Nordkorea stellt eine immer grössere Gefahr in der Region dar – und darüber hinaus.
Nordkorea stellt eine immer grössere Bedrohung in der Region dar – aber auch darüber hinaus. 2006 hatte Nordkorea seine Atomwaffen als reine Verteidigungswaffen bezeichnet. Doch seit Kurzem sieht die nordkoreanische Nukleardoktrin auch Präventivschläge vor.
Was bedeutet das?
Pjöngjang hat die Schwelle für den Einsatz von Atomwaffen herabgesetzt, indem explizit die Möglichkeit eines Erstschlags festgehalten wird. Zudem hat es Änderungen bei der Entscheidungsgewalt zum Einsatz dieser Massenvernichtungswaffen gegeben. Inzwischen ist Nordkorea jenes Land auf der Welt, das die niedrigste Schwelle für den Einsatz von Atomwaffen besitzt.
Wie ist es zu diesem Schritt gekommen?
Das hat strategische Hintergründe – denn auch Südkorea verstärkt seine Abschreckungspolitik. So hat Präsident Yoon Suk Yeol im Falle eines Angriffs seines Landes durch Nordkorea mehrfach davon gesprochen, sogenannte Enthauptungsschläge durchzuführen. Dem tritt Nordkoreas Machthaber Kim Jong Un mit der Neuausrichtung seiner Militärstrategie entgegen. Diese Entwicklung ist höchstgefährlich.
Wie sollte die internationale Gemeinschaft angesichts dieser Ausgangslage mit Nordkorea umgehen?
Die Sicherheitslage auf der koreanischen Halbinsel muss kurz- und mittelfristig irgendwie verbessert werden. Ein möglicher Ansatz wären etwa Gespräche mit Pjöngjang über die Nicht-Weitergabe der Atomwaffen, der «Non-Proliferation». Dazu hat sich das Land in seinem neuen Nukleargesetz schliesslich auch verpflichtet. Wir müssen realistisch genug sein, dass sich Nordkorea kurz- und mittelfristig nicht von den Atomwaffen verabschieden wird.
Besteht nicht die Gefahr, dass andere Staaten in ihren Nuklearplänen bestärkt werden, wenn man jetzt Nordkorea als Atommacht akzeptiert?
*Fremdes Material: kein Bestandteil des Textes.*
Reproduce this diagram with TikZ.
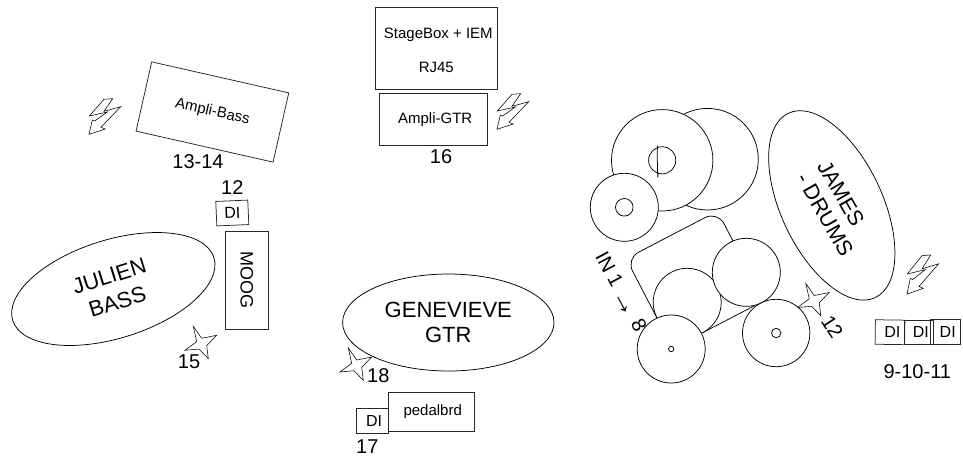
\documentclass[tikz,border=0pt]{standalone}
\usepackage{fontspec}
\setmainfont{Liberation Sans}
\usetikzlibrary{shapes.geometric}
\newcommand{\fsz}[1]{\fontsize{#1}{#1}\selectfont}
\tikzset{
  every path/.style={line width=0.75pt},
  box/.style={draw=black!85,fill=white,rectangle,inner sep=0pt,font=\fsz{15},align=center},
  dibox/.style={box,minimum width=29.5pt,minimum height=24.5pt,font=\fsz{16}},
  person/.style={draw=black,fill=white,ellipse,inner sep=0pt,font=\fsz{22},align=center},
  kit/.style={draw=black,fill=white,circle,inner sep=0pt},
  num/.style={inner sep=0pt,font=\fsz{20}},
  boltline/.style={draw=black,fill=white,line width=0.55pt,line join=miter},
  starline/.style={draw=black,fill=white,line width=0.55pt},
}
\newcommand{\bolt}[3]{\draw[boltline,shift={(#1,#2)},yscale=#3] (7.7,-17.3) -- (-1,-16.7) -- (-15.7,0) -- (2.3,-4) -- (-10.3,5) -- (-12.7,4) -- (-16,18.3) -- (0.3,13) -- (-4,11.3) -- (15.7,-9.3) -- (-1,-4.7) -- cycle;}
\newcommand{\spark}[2]{\draw[starline,shift={(#1,#2)}] (-7.7,-16) -- (0.7,-4) -- (15.7,-7) -- (5.7,3.3) -- (7.3,16.3) -- (-2,6.7) -- (-16,8) -- (-4.3,-0.7) -- cycle;}
\begin{document}
\begin{tikzpicture}[x=1pt,y=-1pt]
\useasboundingbox (0,0) rectangle (963,459);
% Bass corner
\node[box,rotate=-12.75,minimum width=140.5pt,minimum height=71pt] (ampbass) at (212.4,112) {\raisebox{-2.5pt}{Ampli-Bass}};
\bolt{105}{116}{1}
\node[num] (n1314) at (198,161.7) {13-14};
\node[num] (n12a) at (232.3,187.7) {12};
\node[dibox,rotate=2.5,minimum width=32pt] (di12) at (232.3,213) {DI};
\node[person,rotate=17.3,minimum width=210.8pt,minimum height=98.4pt] (julien) at (113.3,289) {JULIEN\\[5pt]BASS};
\node[box,rotate=-90,minimum width=98.3pt,minimum height=43pt,font=\fsz{18}] (moog) at (246.8,280.2) {MOOG};
\spark{201}{342.3}
\node[num] (n15) at (189,361.7) {15};
% Stage centre
\node[box,minimum width=122.7pt,minimum height=82.3pt] (stage) at (436.3,48.2) {\hspace*{4pt}\rule{0pt}{14pt}StageBox + IEM\\[19pt]RJ45};
\node[box,minimum width=107.7pt,minimum height=52pt] (ampgtr) at (433.2,119.7) {\hspace*{4pt}\raisebox{-2.5pt}{Ampli-GTR}};
\bolt{513}{111}{1}
\node[num] (n16) at (441,156.7) {16};
\node[person,minimum width=211.4pt,minimum height=97pt] (gen) at (448.3,322.5) {GENEVIEVE\\[2.5pt]GTR};
\spark{356}{364}
\node[num] (n18) at (378.3,375.3) {18};
\node[box,minimum width=86.3pt,minimum height=38.7pt] (pedal) at (431.2,411.7) {\hspace*{3pt}\raisebox{-2pt}{pedalbrd}};
\node[dibox,minimum width=32pt,minimum height=25pt] (di17) at (372,421.2) {\hspace*{4pt}DI};
\node[num] (n17) at (367.3,446.7) {17};
% Drums
\node[kit,minimum size=101.6pt] (cymb2) at (707.5,159.2) {};
\node[kit,minimum size=101.4pt] (cymb1) at (662.2,160.3) {};
\node[kit,minimum size=27.2pt] (bell1) at (662.2,160.3) {};
\draw (bell1.north) ++(-4.7,-0.6) coordinate (chordtop) .. controls +(-0.6,9) and +(-0.2,18) .. ++(0.6,26);
\node[kit,minimum size=68pt] (cymb3) at (624.3,207.3) {};
\node[kit,minimum size=17.6pt] (bell3) at (624.3,207.3) {};
\node[draw=black,fill=white,rectangle,rounded corners=14pt,rotate=27.5,minimum width=103pt,minimum height=101pt,inner sep=0pt] (rug) at (695.1,279.7) {};
\node[kit,minimum size=68pt] (tomA) at (687.2,302.3) {};
\node[kit,minimum size=68pt] (tomB) at (746.3,272.3) {};
\spark{813.5}{299.5}
\node[kit,minimum size=68pt] (floorA) at (671.2,349) {};
\node[kit,minimum size=5.4pt] (holeA) at (671.2,349) {};
\node[kit,minimum size=67.4pt] (floorB) at (776.2,333) {};
\node[kit,minimum size=9.4pt] (holeB) at (776.2,333) {};
\node[num,rotate=-62] (inlabel) at (620,292) {IN 1 \raisebox{-3pt}{\fsz{28}→} 8};
\node[person,rotate=-64.8,minimum width=203.8pt,minimum height=101.4pt] (james) at (831.8,205.4) {};
\node[inner sep=0pt,rotate=-60,font=\fsz{21.5},align=left] (jamesname) at (835.5,208.5) {JAMES\\[3pt]- DRUMS};
\node[num,rotate=-57] (n12b) at (832.3,326.7) {12};
\bolt{923}{274}{1.1}
\node[dibox,rotate=-0.8] (dia) at (890,332.2) {\hspace*{5pt}DI};
\node[dibox,fill=none,minimum width=29pt] (dib) at (919.3,332.2) {\hspace*{3pt}DI};
\node[dibox,fill=none,minimum width=29.7pt] (dic) at (945.2,331.7) {\hspace*{5pt}DI};
\node[num] (n91011) at (917.3,371.7) {9-10-11};
\end{tikzpicture}
\end{document}
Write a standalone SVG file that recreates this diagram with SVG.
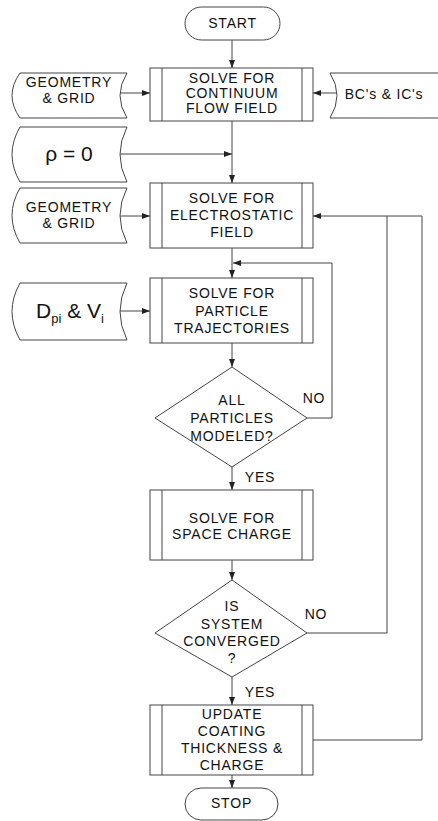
<svg xmlns="http://www.w3.org/2000/svg" width="438" height="821" viewBox="0 0 438 821">
<defs>
<marker id="ah" markerWidth="8" markerHeight="6" refX="8" refY="3" orient="auto" markerUnits="userSpaceOnUse">
<path d="M0,0 L8,3 L0,6 Z" fill="#222"/>
</marker>
</defs>
<style>
.s{fill:#fff;stroke:#444;stroke-width:1}
.c{fill:none;stroke:#444;stroke-width:1;marker-end:url(#ah)}
.l{fill:none;stroke:#444;stroke-width:1}
text{font-family:"Liberation Sans",Arial,sans-serif;font-size:14px;fill:#111;letter-spacing:0.8px;text-anchor:middle}
.big{font-size:21px;letter-spacing:0}
.sub{font-size:13px;letter-spacing:0}
</style>
<rect width="438" height="821" fill="#fff"/>
<g id="connectors">
<path class="c" d="M232,40 V68"/>
<path class="c" d="M120,93 H150"/>
<path class="c" d="M337,93 H313"/>
<path class="c" d="M232,121 V183"/>
<path class="c" d="M120,154 H232"/>
<path class="c" d="M120,216 H150"/>
<path class="c" d="M232,248 V278"/>
<path class="c" d="M120,311 H150"/>
<path class="c" d="M232,343 V367"/>
<path class="c" d="M307,418 H332 V263 H233"/>
<path class="c" d="M232,467 V490"/>
<path class="c" d="M232,560 V580"/>
<path class="l" d="M307,633 H387 V216"/>
<path class="c" d="M232,677 V705"/>
<path class="c" d="M313,740 H422 V216 H313"/>
<path class="c" d="M232,775 V788"/>
</g>
<g id="start">
<rect class="s" x="185" y="7" width="95" height="33" rx="16.5"/>
<text x="232.5" y="28">START</text>
</g>
<g id="geometry1">
<path class="s" d="M20,73 H127 Q113,95.5 127,118 H20 Q4,95.5 20,73 Z"/>
<text x="69" y="87">GEOMETRY</text>
<text x="69" y="103">&amp; GRID</text>
</g>
<g id="bcic">
<path class="s" d="M330,73 H442 V118 H330 Q344,95.5 330,73 Z"/>
<text x="384" y="98.5">BC's &amp; IC's</text>
</g>
<g id="continuum">
<rect class="s" x="150" y="68" width="163" height="53"/>
<path class="l" d="M162,68 V121 M302,68 V121"/>
<text x="232" y="82.5">SOLVE FOR</text>
<text x="232" y="97.5">CONTINUUM</text>
<text x="232" y="112.5">FLOW FIELD</text>
</g>
<g id="rho">
<path class="s" d="M20,127 H127 Q113,154.5 127,182 H20 Q4,154.5 20,127 Z"/>
<text class="big" x="69" y="161">ρ = 0</text>
</g>
<g id="geometry2">
<path class="s" d="M20,188 H127 Q113,215.5 127,243 H20 Q4,215.5 20,188 Z"/>
<text x="69" y="212">GEOMETRY</text>
<text x="69" y="228">&amp; GRID</text>
</g>
<g id="electrostatic">
<rect class="s" x="150" y="183" width="163" height="65"/>
<path class="l" d="M162,183 V248 M302,183 V248"/>
<text x="232" y="203">SOLVE FOR</text>
<text x="232" y="220">ELECTROSTATIC</text>
<text x="232" y="237">FIELD</text>
</g>
<g id="dpivi">
<path class="s" d="M20,283 H127 Q113,311.5 127,340 H20 Q4,311.5 20,283 Z"/>
<text x="70" y="318" style="letter-spacing:0;text-anchor:middle"><tspan class="big">D</tspan><tspan class="sub" dy="5">pi</tspan><tspan class="big" dy="-5"> &amp; V</tspan><tspan class="sub" dy="5">i</tspan></text>
</g>
<g id="trajectories">
<rect class="s" x="150" y="278" width="163" height="65"/>
<path class="l" d="M162,278 V343 M302,278 V343"/>
<text x="232" y="298">SOLVE FOR</text>
<text x="232" y="316">PARTICLE</text>
<text x="232" y="333">TRAJECTORIES</text>
</g>
<g id="decision1">
<polygon class="s" points="232,367 307,418 232,467 155,418"/>
<text x="232" y="405">ALL</text>
<text x="232" y="423">PARTICLES</text>
<text x="232" y="441">MODELED?</text>
<text x="314" y="403">NO</text>
<text x="260" y="482">YES</text>
</g>
<g id="spacecharge">
<rect class="s" x="150" y="490" width="163" height="70"/>
<path class="l" d="M162,490 V560 M302,490 V560"/>
<text x="232" y="522.5">SOLVE FOR</text>
<text x="232" y="539">SPACE CHARGE</text>
</g>
<g id="decision2">
<polygon class="s" points="232,580 307,633 232,677 155,633"/>
<text x="232" y="611">IS</text>
<text x="232" y="629">SYSTEM</text>
<text x="232" y="646">CONVERGED</text>
<text x="232" y="663">?</text>
<text x="316" y="619">NO</text>
<text x="260" y="697">YES</text>
</g>
<g id="update">
<rect class="s" x="150" y="705" width="163" height="70"/>
<path class="l" d="M162,705 V775 M302,705 V775"/>
<text x="232" y="719">UPDATE</text>
<text x="232" y="736">COATING</text>
<text x="232" y="753">THICKNESS &amp;</text>
<text x="232" y="770">CHARGE</text>
</g>
<g id="stop">
<rect class="s" x="185" y="788" width="93" height="32" rx="16"/>
<text x="231.5" y="808">STOP</text>
</g>
</svg>
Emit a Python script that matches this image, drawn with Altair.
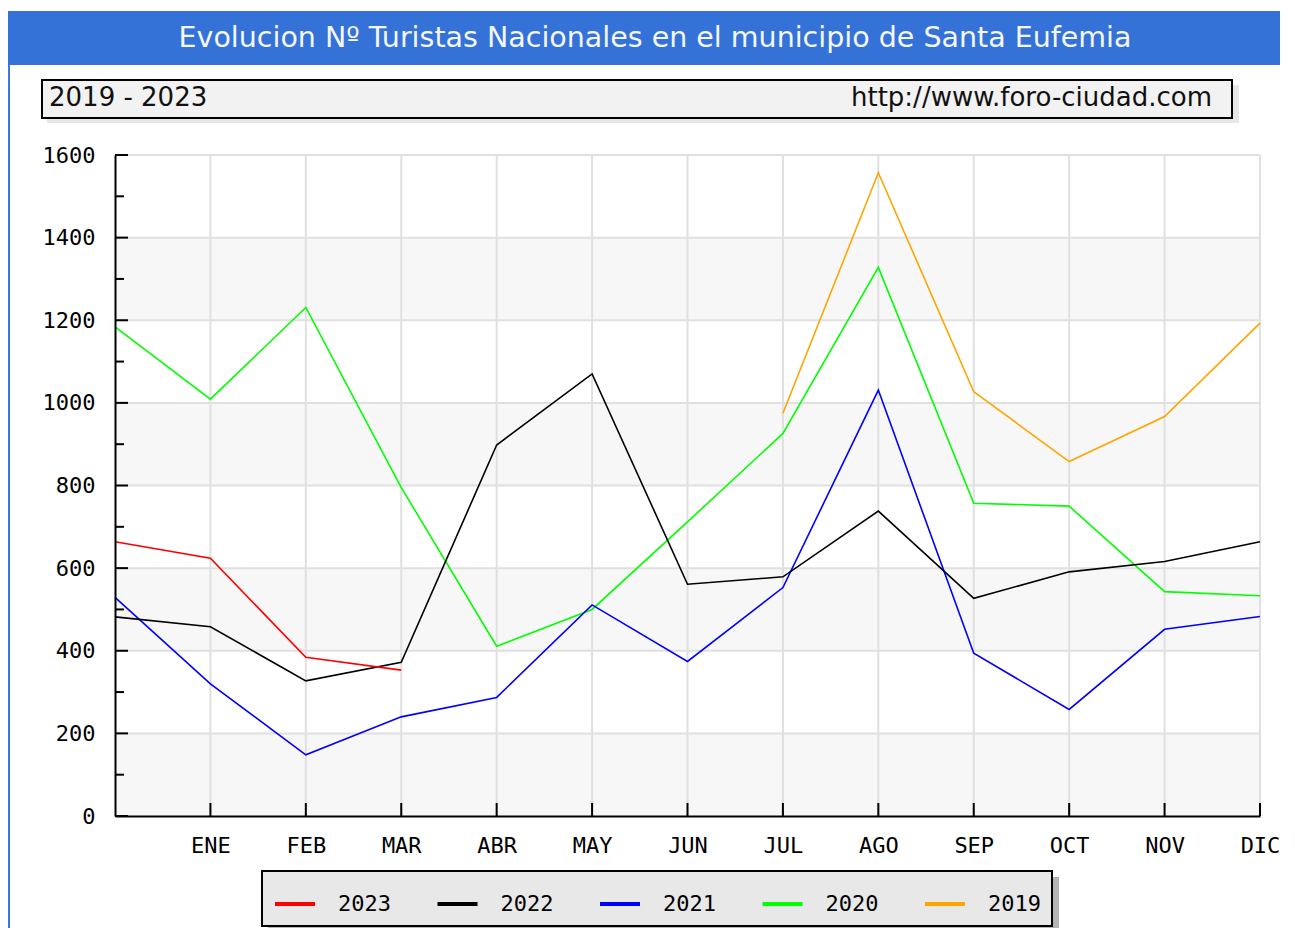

Diese Gefahr besteht tatsächlich – und wir müssen sehr vorsichtig sein. Trotzdem: Die Glaubwürdigkeit des Nicht-Verbreitungsvertrags leidet stärker, wenn wir die Augen vor der Realität verschliessen, als wenn wir einsehen, dass es im Fall Nordkorea nicht gelungen ist, das Land von der Atomwaffenentwicklung abzubringen.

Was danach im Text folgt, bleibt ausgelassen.